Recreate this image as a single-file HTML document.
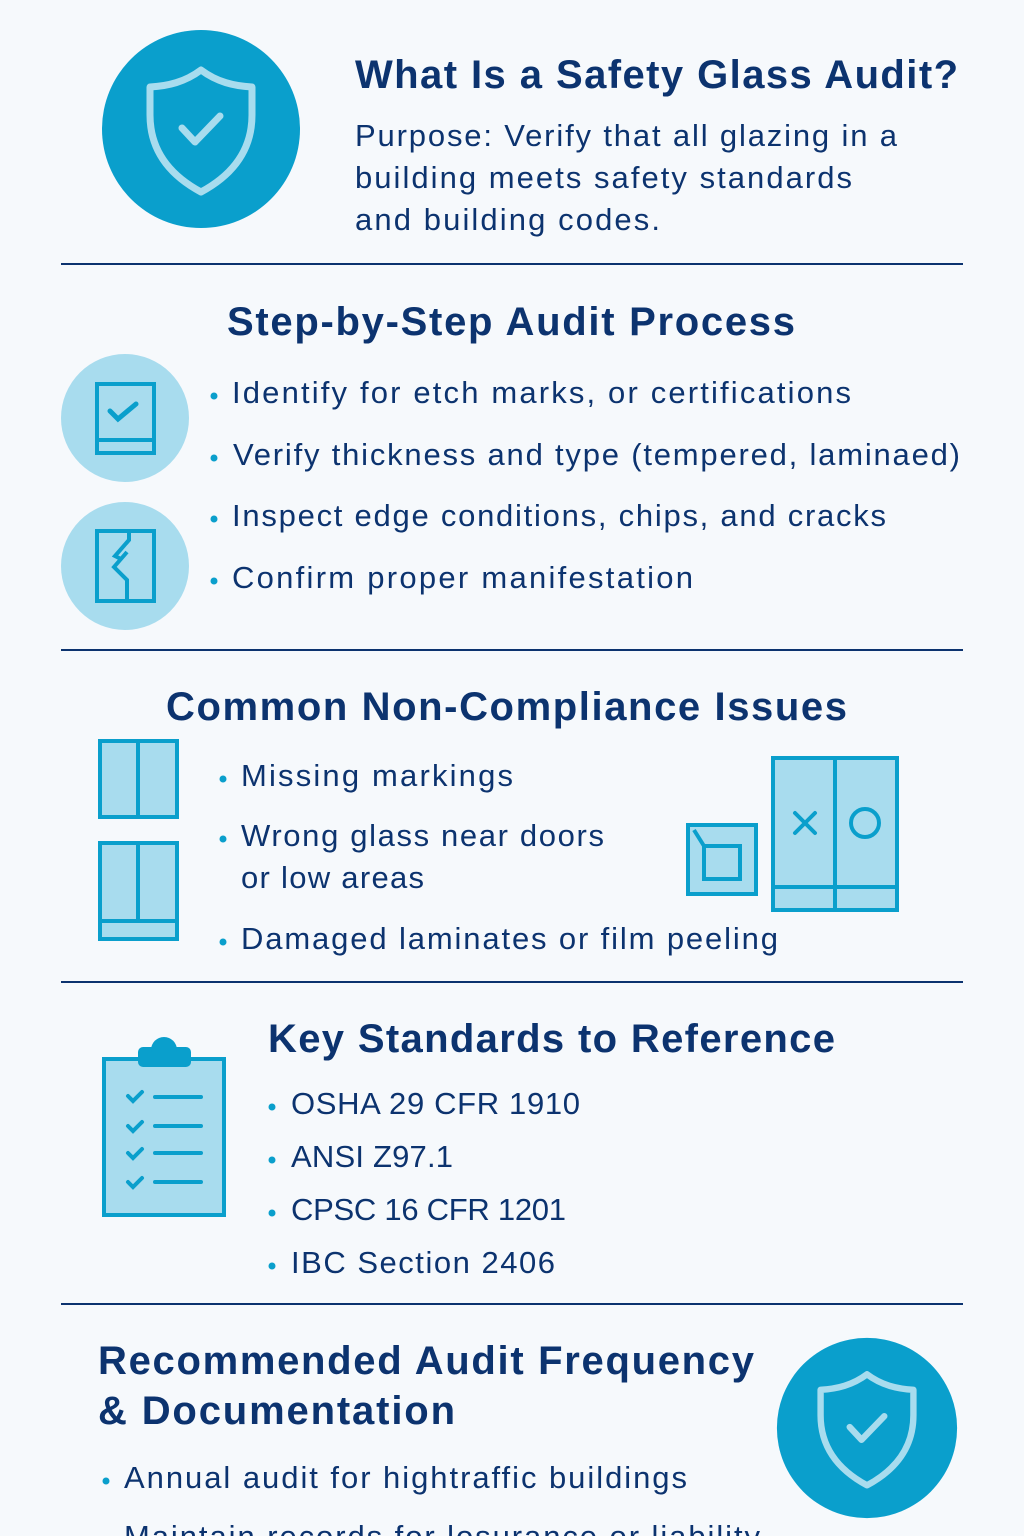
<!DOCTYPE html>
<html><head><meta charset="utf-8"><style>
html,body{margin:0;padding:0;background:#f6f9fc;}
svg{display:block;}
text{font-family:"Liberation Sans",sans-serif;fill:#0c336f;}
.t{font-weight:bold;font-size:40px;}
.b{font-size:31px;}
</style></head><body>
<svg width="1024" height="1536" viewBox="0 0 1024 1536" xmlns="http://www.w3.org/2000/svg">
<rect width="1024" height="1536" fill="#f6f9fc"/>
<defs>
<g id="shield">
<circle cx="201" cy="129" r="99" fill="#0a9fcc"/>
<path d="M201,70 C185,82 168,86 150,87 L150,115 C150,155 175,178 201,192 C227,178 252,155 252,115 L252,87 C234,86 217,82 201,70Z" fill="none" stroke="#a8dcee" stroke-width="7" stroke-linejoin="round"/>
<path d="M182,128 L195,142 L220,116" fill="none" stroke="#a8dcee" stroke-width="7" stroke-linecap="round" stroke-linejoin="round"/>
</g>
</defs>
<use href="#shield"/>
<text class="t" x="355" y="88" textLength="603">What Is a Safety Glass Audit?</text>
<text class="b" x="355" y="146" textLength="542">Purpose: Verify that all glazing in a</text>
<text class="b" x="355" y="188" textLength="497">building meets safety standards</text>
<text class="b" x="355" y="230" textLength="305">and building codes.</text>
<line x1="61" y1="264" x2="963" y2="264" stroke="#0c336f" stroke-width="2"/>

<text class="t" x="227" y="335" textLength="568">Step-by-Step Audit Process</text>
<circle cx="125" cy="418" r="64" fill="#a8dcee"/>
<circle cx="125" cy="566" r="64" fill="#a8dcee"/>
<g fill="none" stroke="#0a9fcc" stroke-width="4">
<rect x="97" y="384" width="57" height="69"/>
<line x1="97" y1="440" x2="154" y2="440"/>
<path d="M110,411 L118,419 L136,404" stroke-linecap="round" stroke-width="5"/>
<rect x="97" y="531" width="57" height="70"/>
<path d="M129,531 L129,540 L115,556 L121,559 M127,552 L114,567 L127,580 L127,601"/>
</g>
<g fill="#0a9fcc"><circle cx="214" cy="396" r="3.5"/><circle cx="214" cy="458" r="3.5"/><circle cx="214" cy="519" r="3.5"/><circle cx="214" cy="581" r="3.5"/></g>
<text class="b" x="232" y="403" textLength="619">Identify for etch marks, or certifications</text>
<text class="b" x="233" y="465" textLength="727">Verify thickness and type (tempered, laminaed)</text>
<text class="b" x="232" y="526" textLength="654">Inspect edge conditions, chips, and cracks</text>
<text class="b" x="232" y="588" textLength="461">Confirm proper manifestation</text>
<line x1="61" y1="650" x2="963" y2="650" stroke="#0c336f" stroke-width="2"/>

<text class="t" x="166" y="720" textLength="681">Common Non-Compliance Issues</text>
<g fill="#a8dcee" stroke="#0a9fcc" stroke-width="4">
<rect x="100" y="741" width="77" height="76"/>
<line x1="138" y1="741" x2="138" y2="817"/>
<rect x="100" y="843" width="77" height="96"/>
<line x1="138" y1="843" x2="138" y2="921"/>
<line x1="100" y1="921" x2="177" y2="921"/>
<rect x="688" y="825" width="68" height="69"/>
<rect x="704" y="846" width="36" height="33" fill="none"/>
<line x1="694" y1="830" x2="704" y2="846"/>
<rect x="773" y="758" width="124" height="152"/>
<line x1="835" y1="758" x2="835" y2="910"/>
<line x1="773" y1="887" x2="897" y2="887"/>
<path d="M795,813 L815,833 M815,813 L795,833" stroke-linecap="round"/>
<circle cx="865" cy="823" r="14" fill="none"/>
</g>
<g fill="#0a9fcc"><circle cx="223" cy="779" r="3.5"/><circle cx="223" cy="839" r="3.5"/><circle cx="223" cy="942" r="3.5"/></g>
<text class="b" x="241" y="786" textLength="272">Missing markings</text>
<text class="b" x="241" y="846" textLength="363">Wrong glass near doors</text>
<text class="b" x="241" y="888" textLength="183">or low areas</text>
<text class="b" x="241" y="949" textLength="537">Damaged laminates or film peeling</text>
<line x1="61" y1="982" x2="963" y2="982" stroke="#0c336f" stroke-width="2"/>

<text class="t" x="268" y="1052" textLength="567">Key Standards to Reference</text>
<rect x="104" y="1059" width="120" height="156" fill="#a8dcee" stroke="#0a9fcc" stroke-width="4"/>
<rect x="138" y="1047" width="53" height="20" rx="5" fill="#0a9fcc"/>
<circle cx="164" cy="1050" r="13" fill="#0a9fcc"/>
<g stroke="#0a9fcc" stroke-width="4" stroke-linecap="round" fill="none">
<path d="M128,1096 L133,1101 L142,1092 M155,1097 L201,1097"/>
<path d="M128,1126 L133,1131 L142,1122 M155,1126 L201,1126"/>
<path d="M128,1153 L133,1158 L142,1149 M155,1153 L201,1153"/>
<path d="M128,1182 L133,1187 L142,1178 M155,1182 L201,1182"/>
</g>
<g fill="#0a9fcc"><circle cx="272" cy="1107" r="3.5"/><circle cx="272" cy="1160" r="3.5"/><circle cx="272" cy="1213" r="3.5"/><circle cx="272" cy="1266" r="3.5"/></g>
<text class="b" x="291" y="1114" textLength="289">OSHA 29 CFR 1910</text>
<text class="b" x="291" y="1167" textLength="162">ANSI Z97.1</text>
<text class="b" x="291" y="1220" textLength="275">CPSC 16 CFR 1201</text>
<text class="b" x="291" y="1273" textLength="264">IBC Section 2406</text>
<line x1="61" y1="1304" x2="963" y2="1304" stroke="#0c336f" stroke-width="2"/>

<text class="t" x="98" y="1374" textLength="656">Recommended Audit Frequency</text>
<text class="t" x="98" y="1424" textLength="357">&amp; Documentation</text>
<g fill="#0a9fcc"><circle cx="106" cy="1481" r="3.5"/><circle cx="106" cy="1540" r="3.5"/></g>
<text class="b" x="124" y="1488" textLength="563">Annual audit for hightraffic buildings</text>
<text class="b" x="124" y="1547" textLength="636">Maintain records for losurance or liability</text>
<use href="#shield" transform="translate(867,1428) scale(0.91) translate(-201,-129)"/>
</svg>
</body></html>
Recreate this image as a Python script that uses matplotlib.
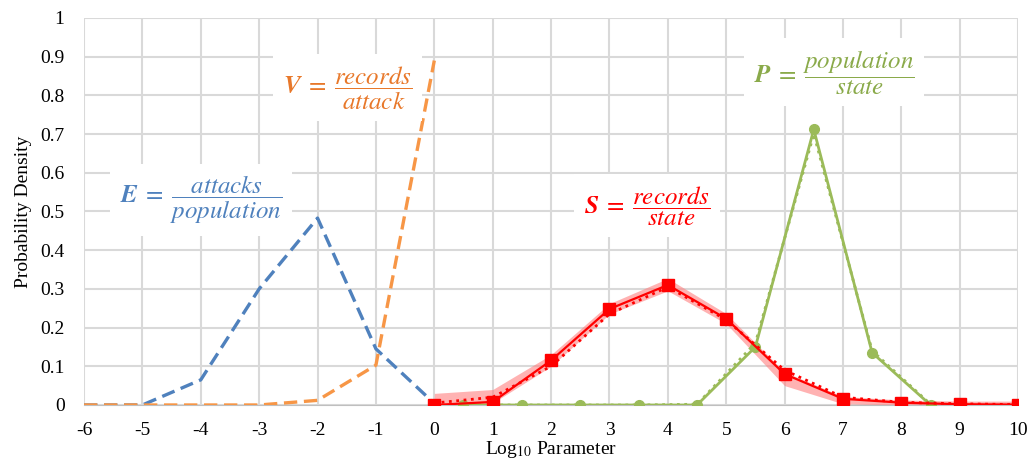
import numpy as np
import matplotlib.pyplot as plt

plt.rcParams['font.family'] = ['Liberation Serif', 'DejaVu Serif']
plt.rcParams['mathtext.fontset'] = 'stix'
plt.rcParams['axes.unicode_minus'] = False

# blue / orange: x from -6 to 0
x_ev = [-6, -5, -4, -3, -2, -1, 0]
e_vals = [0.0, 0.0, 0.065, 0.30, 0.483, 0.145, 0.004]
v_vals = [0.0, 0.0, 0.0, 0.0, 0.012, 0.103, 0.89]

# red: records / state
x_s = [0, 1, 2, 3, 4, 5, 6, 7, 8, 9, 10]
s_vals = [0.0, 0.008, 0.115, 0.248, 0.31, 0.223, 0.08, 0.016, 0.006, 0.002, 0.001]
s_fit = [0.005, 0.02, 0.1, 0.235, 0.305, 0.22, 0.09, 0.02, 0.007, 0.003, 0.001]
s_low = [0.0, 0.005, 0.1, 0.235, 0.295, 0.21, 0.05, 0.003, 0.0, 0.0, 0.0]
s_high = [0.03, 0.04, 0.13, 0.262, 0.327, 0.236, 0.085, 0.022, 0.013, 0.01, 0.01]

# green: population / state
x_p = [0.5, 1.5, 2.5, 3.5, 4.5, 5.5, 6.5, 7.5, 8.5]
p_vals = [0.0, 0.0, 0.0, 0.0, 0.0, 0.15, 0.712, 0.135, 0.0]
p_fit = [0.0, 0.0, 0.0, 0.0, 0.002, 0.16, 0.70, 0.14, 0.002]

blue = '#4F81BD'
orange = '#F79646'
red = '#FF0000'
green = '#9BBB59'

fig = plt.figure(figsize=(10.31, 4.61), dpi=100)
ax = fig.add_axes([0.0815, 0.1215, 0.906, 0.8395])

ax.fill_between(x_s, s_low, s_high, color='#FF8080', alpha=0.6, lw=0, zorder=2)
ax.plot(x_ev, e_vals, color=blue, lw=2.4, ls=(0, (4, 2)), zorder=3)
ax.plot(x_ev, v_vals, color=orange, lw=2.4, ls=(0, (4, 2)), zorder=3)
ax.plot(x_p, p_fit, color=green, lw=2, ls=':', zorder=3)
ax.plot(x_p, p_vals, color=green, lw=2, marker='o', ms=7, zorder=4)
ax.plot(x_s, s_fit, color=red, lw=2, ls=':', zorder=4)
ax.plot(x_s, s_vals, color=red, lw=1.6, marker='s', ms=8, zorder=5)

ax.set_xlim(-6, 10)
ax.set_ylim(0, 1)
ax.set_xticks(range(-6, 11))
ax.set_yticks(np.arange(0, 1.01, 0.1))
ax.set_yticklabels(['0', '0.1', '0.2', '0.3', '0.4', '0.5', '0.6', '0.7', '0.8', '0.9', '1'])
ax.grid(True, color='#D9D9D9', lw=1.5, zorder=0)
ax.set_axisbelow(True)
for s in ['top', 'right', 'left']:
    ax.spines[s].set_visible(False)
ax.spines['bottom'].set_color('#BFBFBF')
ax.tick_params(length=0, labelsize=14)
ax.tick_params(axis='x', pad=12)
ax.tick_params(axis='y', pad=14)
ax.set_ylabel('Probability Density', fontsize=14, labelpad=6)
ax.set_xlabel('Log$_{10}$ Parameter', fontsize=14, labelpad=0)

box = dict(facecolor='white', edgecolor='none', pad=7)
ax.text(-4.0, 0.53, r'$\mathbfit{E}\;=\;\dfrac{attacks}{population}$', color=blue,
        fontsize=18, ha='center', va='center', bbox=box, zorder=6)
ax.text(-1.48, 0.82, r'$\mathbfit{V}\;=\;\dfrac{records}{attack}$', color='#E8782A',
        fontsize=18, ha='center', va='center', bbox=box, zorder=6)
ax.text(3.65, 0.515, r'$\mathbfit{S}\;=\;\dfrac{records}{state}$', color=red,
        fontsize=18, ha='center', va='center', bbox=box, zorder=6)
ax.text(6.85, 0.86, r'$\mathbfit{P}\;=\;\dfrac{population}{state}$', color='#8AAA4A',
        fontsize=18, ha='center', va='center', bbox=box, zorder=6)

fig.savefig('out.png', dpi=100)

□ □ □ □ □

What the exercise asks:
In the lines above, locate the string "Recreate". Copy every line where it occurs.

Worked solution:
Recreate this image as a single-file HTML document.
Recreate this image as a Python script that uses matplotlib.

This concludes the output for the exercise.